_WHAT TO WORK ON:_
Starting at the first line of the data, print each line verbatim up to and including the line bearing "import matplotlib.pyplot as plt", omitting pictures.

-- Start of DATA EXTRACT --

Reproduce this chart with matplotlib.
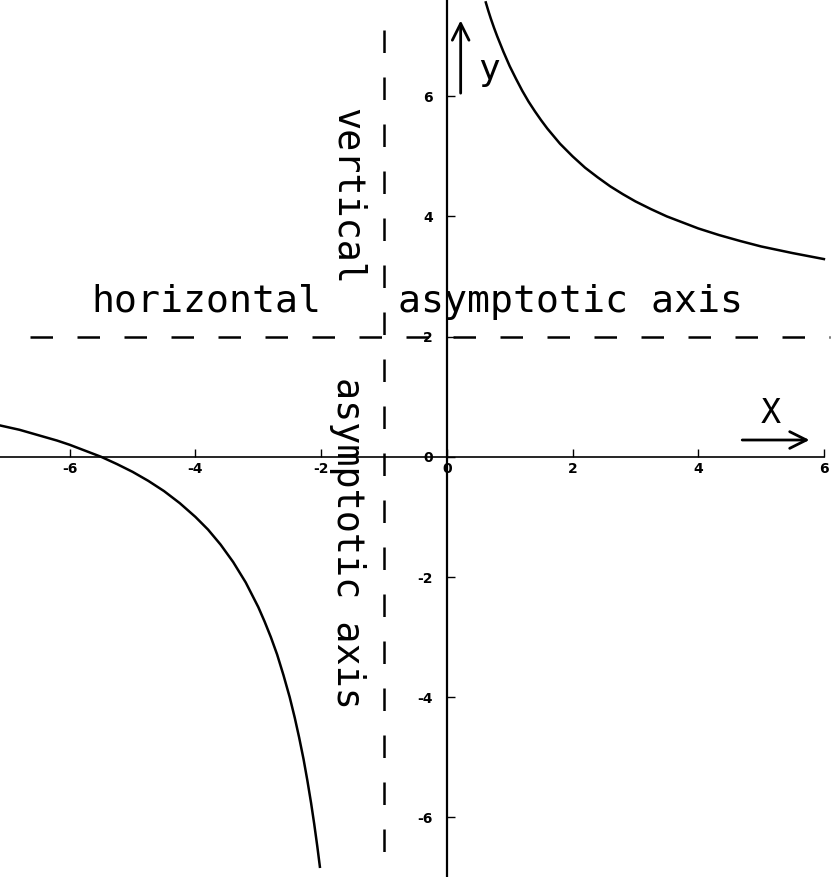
import matplotlib
matplotlib.use("Agg")
import matplotlib.pyplot as plt

# ---- data ----
# right branch of the hyperbola (x > -1)
right_x = [0.62, 0.66, 0.7, 0.75, 0.8, 0.85, 0.9, 0.95, 1.0, 1.1, 1.2, 1.3, 1.4, 1.5, 1.6,
           1.8, 2.0, 2.2, 2.4, 2.6, 2.8, 3.0, 3.25, 3.5, 3.75, 4.0, 4.33, 4.67, 5.0, 5.5, 6.0]
right_y = [7.56, 7.42, 7.29, 7.14, 7.00, 6.87, 6.74, 6.62, 6.50, 6.29, 6.09, 5.91, 5.75, 5.60, 5.46,
           5.21, 5.00, 4.81, 4.65, 4.50, 4.37, 4.25, 4.12, 4.00, 3.90, 3.80, 3.69, 3.59, 3.50, 3.39, 3.29]
# left branch of the hyperbola (x < -1)
left_x = [-7.1, -6.8, -6.5, -6.2, -6.0, -5.75, -5.5, -5.25, -5.0, -4.75, -4.5, -4.25, -4.0,
          -3.8, -3.6, -3.4, -3.2, -3.0, -2.9, -2.8, -2.7, -2.6, -2.5, -2.42, -2.35, -2.28,
          -2.22, -2.16, -2.11, -2.06, -2.02]
left_y = [0.52, 0.45, 0.36, 0.27, 0.20, 0.10, 0.00, -0.12, -0.25, -0.40, -0.57, -0.77, -1.00,
          -1.21, -1.46, -1.75, -2.09, -2.50, -2.74, -3.00, -3.29, -3.63, -4.00, -4.34, -4.67,
          -5.03, -5.38, -5.76, -6.11, -6.49, -6.82]

# asymptotes
v_asym = -1.0
h_asym = 2.0

x_ticks = [-6, -4, -2, 0, 2, 4, 6]
x_tick_labels = ["-6", "-4", "-2", "0", "2", "4", "6"]
y_ticks = [-6, -4, -2, 0, 2, 4, 6]
y_tick_labels = ["-6", "-4", "-2", "0", "2", "4", "6"]

# ---- figure ----
fig = plt.figure(figsize=(8.39, 8.77), dpi=100)
ax = fig.add_axes([0, 0, 1, 1])
ax.set_xlim(-7.11, 6.24)
ax.set_ylim(-6.99, 7.60)

# axes through the origin
for s in ("top", "right"):
    ax.spines[s].set_visible(False)
ax.spines["left"].set_position(("data", 0))
ax.spines["bottom"].set_position(("data", 0))
ax.spines["left"].set_linewidth(1.6)
ax.spines["bottom"].set_linewidth(1.2)
ax.spines["bottom"].set_bounds(-7.11, 6.0)

ax.set_xticks(x_ticks)
ax.set_xticklabels(x_tick_labels)
ax.set_yticks(y_ticks)
ax.set_yticklabels(y_tick_labels)
ax.tick_params(axis="x", direction="in", length=6, width=1.0, pad=4,
               labelsize=10)
ax.tick_params(axis="y", direction="in", length=6, width=1.0, pad=10,
               labelsize=10)
for lab in ax.get_xticklabels() + ax.get_yticklabels():
    lab.set_fontweight("bold")

# curves
ax.plot(right_x, right_y, color="black", lw=1.8, solid_joinstyle="round")
ax.plot(left_x, left_y, color="black", lw=1.8, solid_joinstyle="round")

# dashed asymptotes
ax.plot([-6.64, 6.1], [h_asym, h_asym], color="black", lw=1.8,
        dashes=(9, 9.8))
ax.plot([v_asym, v_asym], [7.1, -6.7], color="black", lw=1.8,
        dashes=(9, 9.8))

# texts
mono = "DejaVu Sans Mono"
ax.text(-5.65, 2.41, "horizontal", family=mono, fontsize=27.5,
        ha="left", va="baseline")
ax.text(-0.78, 2.41, "asymptotic axis", family=mono, fontsize=27.5,
        ha="left", va="baseline")
ax.text(-1.75, 5.80, "vertical", family=mono, fontsize=26.5, rotation=-90,
        rotation_mode="anchor", ha="left", va="baseline")
ax.text(-1.75, 1.33, "asymptotic axis", family=mono, fontsize=26.5,
        rotation=-90, rotation_mode="anchor", ha="left", va="baseline")

# axis name arrows
ax.annotate("", xy=(0.22, 7.26), xytext=(0.22, 6.05),
            arrowprops=dict(arrowstyle="->", lw=2.0, color="black",
                            mutation_scale=30, shrinkA=0, shrinkB=0))
ax.text(0.50, 6.27, "y", family=mono, fontsize=26, ha="left", va="baseline")
ax.annotate("", xy=(5.77, 0.28), xytext=(4.70, 0.28),
            arrowprops=dict(arrowstyle="->", lw=2.0, color="black",
                            mutation_scale=30, shrinkA=0, shrinkB=0))
ax.text(5.16, 0.57, "X", family=mono, fontsize=24, ha="center",
        va="baseline")

fig.savefig("out.png", dpi=100)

-- End of DATA EXTRACT --

_IN RESPONSE:_
Reproduce this chart with matplotlib.
import matplotlib
matplotlib.use("Agg")
import matplotlib.pyplot as plt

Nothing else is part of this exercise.